### Exercise directions
Omit pictures and quote the listing below line by line, from its start through the line that holds "lab_loss = [12.46, 11.02, 10.26, 5.09, -1.96, -3.61]".
++++ Data ++++
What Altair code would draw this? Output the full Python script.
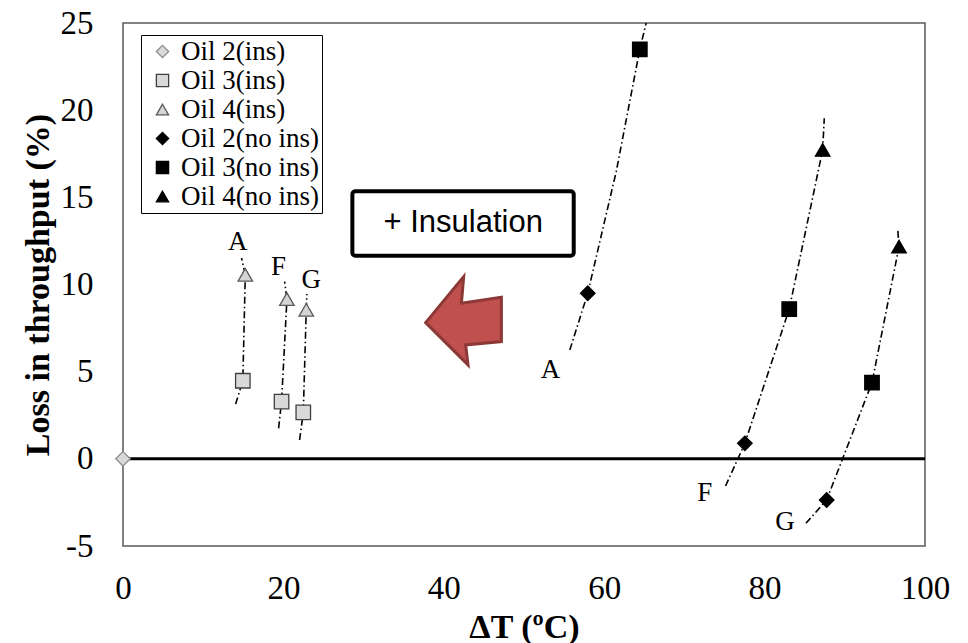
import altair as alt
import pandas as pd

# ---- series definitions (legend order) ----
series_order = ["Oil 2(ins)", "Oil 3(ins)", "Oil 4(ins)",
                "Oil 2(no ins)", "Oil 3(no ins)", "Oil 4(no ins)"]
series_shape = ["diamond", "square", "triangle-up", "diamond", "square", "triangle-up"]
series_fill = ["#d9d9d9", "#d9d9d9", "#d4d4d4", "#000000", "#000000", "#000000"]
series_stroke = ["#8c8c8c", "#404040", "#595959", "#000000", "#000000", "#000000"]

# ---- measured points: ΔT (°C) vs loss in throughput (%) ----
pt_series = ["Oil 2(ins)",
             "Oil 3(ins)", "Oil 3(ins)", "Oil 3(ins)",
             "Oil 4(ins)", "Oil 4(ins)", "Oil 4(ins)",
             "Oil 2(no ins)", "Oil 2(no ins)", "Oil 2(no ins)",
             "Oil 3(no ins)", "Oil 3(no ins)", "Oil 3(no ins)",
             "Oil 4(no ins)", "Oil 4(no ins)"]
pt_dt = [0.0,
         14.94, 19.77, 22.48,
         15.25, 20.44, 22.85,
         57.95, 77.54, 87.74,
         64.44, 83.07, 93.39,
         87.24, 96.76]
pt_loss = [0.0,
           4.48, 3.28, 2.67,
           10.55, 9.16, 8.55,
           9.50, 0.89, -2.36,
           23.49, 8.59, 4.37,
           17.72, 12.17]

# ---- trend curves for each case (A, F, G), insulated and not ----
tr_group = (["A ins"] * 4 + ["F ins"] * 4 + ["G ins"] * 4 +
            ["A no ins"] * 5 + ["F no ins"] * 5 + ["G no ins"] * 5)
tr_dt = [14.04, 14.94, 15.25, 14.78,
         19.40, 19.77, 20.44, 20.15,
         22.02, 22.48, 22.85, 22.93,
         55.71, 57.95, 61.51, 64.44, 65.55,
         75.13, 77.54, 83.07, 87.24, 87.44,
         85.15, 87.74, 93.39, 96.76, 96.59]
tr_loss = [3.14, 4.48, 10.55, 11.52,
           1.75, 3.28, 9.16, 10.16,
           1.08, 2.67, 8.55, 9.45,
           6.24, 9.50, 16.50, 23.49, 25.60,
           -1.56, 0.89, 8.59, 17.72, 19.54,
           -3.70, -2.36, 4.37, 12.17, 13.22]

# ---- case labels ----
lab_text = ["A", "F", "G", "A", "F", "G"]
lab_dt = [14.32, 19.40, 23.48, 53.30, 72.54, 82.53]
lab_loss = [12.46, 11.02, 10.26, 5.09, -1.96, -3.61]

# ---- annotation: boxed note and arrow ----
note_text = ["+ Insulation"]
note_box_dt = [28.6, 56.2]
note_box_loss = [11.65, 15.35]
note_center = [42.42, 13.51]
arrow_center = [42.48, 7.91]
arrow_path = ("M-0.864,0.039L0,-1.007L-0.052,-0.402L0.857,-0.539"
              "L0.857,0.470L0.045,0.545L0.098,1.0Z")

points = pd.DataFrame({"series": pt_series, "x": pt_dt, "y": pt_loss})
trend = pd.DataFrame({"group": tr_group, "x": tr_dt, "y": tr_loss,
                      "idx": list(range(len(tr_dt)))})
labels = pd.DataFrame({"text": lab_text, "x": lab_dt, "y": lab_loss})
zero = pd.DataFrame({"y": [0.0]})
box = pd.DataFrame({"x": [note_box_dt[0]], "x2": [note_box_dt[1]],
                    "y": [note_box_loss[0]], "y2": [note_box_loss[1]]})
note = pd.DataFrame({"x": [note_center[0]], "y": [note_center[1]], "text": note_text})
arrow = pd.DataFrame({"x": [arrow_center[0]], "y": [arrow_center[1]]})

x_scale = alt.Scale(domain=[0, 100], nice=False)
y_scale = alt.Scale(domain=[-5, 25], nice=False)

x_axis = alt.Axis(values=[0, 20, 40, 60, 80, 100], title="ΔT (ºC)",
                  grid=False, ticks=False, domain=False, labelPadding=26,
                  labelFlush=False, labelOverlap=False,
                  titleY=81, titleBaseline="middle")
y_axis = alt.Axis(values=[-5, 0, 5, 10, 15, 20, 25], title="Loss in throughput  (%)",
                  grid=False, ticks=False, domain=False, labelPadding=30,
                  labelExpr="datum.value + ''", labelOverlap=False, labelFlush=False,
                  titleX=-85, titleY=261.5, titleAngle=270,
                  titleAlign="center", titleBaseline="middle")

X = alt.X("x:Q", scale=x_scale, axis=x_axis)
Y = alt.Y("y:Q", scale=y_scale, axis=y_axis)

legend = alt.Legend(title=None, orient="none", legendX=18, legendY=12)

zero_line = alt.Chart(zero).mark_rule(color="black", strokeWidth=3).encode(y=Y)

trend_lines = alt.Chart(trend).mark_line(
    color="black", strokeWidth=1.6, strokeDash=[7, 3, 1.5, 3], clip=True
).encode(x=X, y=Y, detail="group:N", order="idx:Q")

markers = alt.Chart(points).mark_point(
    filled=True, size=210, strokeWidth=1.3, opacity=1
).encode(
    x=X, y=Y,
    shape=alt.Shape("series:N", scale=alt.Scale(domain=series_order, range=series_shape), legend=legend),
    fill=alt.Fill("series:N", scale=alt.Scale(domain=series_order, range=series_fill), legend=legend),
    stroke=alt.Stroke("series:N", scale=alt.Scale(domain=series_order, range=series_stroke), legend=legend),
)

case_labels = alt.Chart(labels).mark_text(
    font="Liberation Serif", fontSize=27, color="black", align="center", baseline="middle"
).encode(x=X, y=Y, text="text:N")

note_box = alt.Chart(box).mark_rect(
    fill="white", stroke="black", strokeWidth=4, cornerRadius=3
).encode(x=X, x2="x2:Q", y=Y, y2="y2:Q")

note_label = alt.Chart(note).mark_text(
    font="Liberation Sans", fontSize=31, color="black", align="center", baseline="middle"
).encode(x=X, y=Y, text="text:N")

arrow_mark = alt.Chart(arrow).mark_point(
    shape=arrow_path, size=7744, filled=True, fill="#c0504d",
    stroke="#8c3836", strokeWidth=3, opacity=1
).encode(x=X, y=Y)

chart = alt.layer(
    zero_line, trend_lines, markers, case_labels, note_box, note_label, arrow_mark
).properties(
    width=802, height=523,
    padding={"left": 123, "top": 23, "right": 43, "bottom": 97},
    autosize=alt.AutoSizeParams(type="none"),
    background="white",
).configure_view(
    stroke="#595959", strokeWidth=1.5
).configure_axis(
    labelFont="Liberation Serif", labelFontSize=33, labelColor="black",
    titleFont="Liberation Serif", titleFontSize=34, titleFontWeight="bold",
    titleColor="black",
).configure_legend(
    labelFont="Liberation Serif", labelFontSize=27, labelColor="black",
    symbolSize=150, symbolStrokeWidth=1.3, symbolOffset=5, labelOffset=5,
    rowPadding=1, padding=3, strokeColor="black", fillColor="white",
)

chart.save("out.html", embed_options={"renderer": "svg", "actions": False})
++++
### The answer
What Altair code would draw this? Output the full Python script.
import altair as alt
import pandas as pd

# ---- series definitions (legend order) ----
series_order = ["Oil 2(ins)", "Oil 3(ins)", "Oil 4(ins)",
                "Oil 2(no ins)", "Oil 3(no ins)", "Oil 4(no ins)"]
series_shape = ["diamond", "square", "triangle-up", "diamond", "square", "triangle-up"]
series_fill = ["#d9d9d9", "#d9d9d9", "#d4d4d4", "#000000", "#000000", "#000000"]
series_stroke = ["#8c8c8c", "#404040", "#595959", "#000000", "#000000", "#000000"]

# ---- measured points: ΔT (°C) vs loss in throughput (%) ----
pt_series = ["Oil 2(ins)",
             "Oil 3(ins)", "Oil 3(ins)", "Oil 3(ins)",
             "Oil 4(ins)", "Oil 4(ins)", "Oil 4(ins)",
             "Oil 2(no ins)", "Oil 2(no ins)", "Oil 2(no ins)",
             "Oil 3(no ins)", "Oil 3(no ins)", "Oil 3(no ins)",
             "Oil 4(no ins)", "Oil 4(no ins)"]
pt_dt = [0.0,
         14.94, 19.77, 22.48,
         15.25, 20.44, 22.85,
         57.95, 77.54, 87.74,
         64.44, 83.07, 93.39,
         87.24, 96.76]
pt_loss = [0.0,
           4.48, 3.28, 2.67,
           10.55, 9.16, 8.55,
           9.50, 0.89, -2.36,
           23.49, 8.59, 4.37,
           17.72, 12.17]

# ---- trend curves for each case (A, F, G), insulated and not ----
tr_group = (["A ins"] * 4 + ["F ins"] * 4 + ["G ins"] * 4 +
            ["A no ins"] * 5 + ["F no ins"] * 5 + ["G no ins"] * 5)
tr_dt = [14.04, 14.94, 15.25, 14.78,
         19.40, 19.77, 20.44, 20.15,
         22.02, 22.48, 22.85, 22.93,
         55.71, 57.95, 61.51, 64.44, 65.55,
         75.13, 77.54, 83.07, 87.24, 87.44,
         85.15, 87.74, 93.39, 96.76, 96.59]
tr_loss = [3.14, 4.48, 10.55, 11.52,
           1.75, 3.28, 9.16, 10.16,
           1.08, 2.67, 8.55, 9.45,
           6.24, 9.50, 16.50, 23.49, 25.60,
           -1.56, 0.89, 8.59, 17.72, 19.54,
           -3.70, -2.36, 4.37, 12.17, 13.22]

# ---- case labels ----
lab_text = ["A", "F", "G", "A", "F", "G"]
lab_dt = [14.32, 19.40, 23.48, 53.30, 72.54, 82.53]
lab_loss = [12.46, 11.02, 10.26, 5.09, -1.96, -3.61]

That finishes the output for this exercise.